Site icon Michele Pariza Wacek

The Writing Journey: How the Eclipse Changed My Writing Life

How the Eclipse Changed My Writing Life

2017 will forever be remembered as the year I became a writer.

That likely sounds strange to you. After all, I’m a professional copywriter. I’ve been earning a living as a writer since 1998 when I started my freelance copy business. I began the transformation into owner of a copywriting and marketing company in 2004.

Not only that, but in 2014, I wrote my first Love-Based Copywriting book and by December, 2016, I had published the first four books in the Love-Based Business series.

I had also published the two novels I had written a decade earlier.

So, with all of that writing behind me, how could 2017 possibly be the year I became a writer?

Because it was the year I finally figured out how to balance all the writing I wanted to do each day without losing my mind.

This is the first post of my writing journey, and today, I thought I’d start by sharing a story about the August 2017 eclipse.

Before the eclipse, I was still struggling with the fiction side of my writing. Even though I had completed “It Began with a Lie,” (the first book in my psychological thriller/mystery trilogy due out Summer of 2018), and I had started the second book, “This Happened to Jessica,” I wasn’t enjoying writing fiction.

And that was really frustrating me.

I’m the type of writer who gets into what’s known as the “writing flow” pretty easily. (This is likely one of the reasons it was so easy for me to become a professional copywriter—once I finally get started, I typically slip into “flow” pretty quickly. Actually getting started, though, is a whole other can of worms. But I digress.)

While I can get into the flow easily no matter what I’m writing, the flow feels different when I write fiction. It’s more of a high, so to speak … being lost in a world of fiction.

And I was totally missing that with those novels.

Without that high, writing fiction turned into a chore—something to be pushed through rather than enjoyed. It was like slogging through mud, thick and depressing.

I hated it.

When I first got back into writing fiction, I was sure it was a temporary state. I assumed after a few months, something would click, and I’d be off to the races again.

Two and a half years later, nothing had changed.

I was seriously considering quitting fiction altogether.

But then the August eclipse happened.

Never underestimate the power of Nature, especially when you're feeling stuck or discouraged. Share on X

I had been having super-intense dreams leading up to the day of the eclipse.

Disturbing dreams. Bordering on nightmares.

The day of the eclipse, I went outside. For a good hour I sat outside, watching the eclipse with my homemade paper viewer. A lizard eventually joined me, and I spent some time discussing my disturbing dreams with it. (Lizards are all about the dream world, in case you didn’t know. And, yes, I was talking out loud to the lizard and the lizard stuck around.)

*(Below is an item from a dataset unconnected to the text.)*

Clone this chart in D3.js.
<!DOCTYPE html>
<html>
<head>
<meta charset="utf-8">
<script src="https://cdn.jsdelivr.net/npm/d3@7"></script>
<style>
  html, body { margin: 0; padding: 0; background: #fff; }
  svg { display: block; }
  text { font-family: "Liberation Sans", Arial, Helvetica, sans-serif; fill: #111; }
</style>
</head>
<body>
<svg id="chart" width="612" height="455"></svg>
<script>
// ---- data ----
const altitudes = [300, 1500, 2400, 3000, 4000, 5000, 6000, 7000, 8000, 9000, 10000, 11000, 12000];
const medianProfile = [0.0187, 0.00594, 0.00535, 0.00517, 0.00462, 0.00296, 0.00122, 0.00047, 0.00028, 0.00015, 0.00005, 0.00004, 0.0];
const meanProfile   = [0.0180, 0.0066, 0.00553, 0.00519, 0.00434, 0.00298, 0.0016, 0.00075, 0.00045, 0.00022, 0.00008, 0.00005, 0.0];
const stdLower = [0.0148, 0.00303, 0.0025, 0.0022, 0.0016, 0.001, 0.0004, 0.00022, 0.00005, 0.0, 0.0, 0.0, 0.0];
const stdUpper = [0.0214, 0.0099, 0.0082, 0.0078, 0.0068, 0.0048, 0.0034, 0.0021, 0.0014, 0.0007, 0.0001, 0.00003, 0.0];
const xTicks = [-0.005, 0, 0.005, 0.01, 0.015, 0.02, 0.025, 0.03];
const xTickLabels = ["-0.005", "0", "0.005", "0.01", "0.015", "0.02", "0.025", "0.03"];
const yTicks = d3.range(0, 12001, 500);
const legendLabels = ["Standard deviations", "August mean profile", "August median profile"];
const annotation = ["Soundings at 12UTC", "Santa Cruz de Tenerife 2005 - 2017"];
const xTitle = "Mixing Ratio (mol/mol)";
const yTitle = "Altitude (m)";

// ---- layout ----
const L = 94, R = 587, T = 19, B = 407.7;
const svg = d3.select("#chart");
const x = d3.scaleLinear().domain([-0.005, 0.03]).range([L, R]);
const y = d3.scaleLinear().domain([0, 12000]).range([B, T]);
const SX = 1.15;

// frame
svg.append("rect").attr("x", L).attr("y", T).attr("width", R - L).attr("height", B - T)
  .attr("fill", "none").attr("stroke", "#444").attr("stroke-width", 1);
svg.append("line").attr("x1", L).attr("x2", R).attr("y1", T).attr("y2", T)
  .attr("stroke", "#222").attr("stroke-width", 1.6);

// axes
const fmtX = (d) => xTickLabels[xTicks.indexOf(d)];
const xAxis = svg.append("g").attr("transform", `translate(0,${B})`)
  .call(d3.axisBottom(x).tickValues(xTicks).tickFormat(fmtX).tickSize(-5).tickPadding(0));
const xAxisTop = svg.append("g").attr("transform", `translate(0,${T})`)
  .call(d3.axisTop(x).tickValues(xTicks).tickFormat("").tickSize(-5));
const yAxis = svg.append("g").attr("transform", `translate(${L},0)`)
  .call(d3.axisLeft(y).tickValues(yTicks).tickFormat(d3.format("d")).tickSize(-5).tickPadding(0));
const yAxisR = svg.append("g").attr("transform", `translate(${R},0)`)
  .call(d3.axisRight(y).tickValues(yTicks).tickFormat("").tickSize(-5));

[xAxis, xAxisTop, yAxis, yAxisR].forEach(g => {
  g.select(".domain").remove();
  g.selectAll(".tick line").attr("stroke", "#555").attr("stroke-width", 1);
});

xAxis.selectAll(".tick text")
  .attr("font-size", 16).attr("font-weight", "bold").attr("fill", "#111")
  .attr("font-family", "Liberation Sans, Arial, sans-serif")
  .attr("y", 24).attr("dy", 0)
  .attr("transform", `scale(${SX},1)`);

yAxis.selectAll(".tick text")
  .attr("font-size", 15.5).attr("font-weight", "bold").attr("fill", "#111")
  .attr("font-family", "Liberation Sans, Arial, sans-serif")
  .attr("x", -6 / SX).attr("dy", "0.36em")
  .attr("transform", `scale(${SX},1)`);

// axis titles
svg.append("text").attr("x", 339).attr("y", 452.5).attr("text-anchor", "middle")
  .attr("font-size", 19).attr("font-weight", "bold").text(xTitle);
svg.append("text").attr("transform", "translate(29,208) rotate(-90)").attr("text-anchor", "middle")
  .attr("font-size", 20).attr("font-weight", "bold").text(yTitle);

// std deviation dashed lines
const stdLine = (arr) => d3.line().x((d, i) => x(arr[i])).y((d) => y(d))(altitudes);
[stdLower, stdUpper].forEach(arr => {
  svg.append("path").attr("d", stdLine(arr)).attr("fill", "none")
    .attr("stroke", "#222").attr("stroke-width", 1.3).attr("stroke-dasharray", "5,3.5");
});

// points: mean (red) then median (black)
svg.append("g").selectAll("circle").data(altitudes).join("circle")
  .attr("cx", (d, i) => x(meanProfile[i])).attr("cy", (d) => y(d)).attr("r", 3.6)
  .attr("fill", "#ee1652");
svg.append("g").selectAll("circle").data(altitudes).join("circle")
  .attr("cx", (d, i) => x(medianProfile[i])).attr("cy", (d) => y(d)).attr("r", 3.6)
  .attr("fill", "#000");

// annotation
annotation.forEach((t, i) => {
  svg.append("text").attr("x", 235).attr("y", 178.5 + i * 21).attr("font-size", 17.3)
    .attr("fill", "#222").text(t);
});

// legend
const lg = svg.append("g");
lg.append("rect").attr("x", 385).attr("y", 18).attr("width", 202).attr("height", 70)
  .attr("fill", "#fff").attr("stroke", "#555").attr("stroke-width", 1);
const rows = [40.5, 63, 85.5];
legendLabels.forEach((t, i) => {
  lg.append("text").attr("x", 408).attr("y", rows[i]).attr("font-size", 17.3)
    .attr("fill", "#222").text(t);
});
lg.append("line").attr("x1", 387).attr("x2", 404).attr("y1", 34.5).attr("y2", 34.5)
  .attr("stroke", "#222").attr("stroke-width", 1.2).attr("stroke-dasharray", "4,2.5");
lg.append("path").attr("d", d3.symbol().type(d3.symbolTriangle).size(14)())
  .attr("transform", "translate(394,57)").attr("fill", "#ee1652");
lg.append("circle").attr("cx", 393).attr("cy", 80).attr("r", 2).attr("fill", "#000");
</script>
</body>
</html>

No, this wasn’t the lizard that hung out with me during the eclipse.

After an hour, I went back in the house, pulled up my novel on my laptop, and started writing.

It was like a dam had broken. I wrote and wrote and wrote.

I was back in the flow. I was lost in the fiction world.

My high was back.

The best part? The shift stuck.

I was back to enjoying fiction again.

So, was it the power of the eclipse? Or was it just my perseverance? Would I have eventually broken through without a little astrological help?

I haven’t a clue.

Regardless, whatever happened that day, I’m extremely grateful. And because of what happened that day, I’m back on track for releasing my “Secrets of Redemption” series Summer of 2018.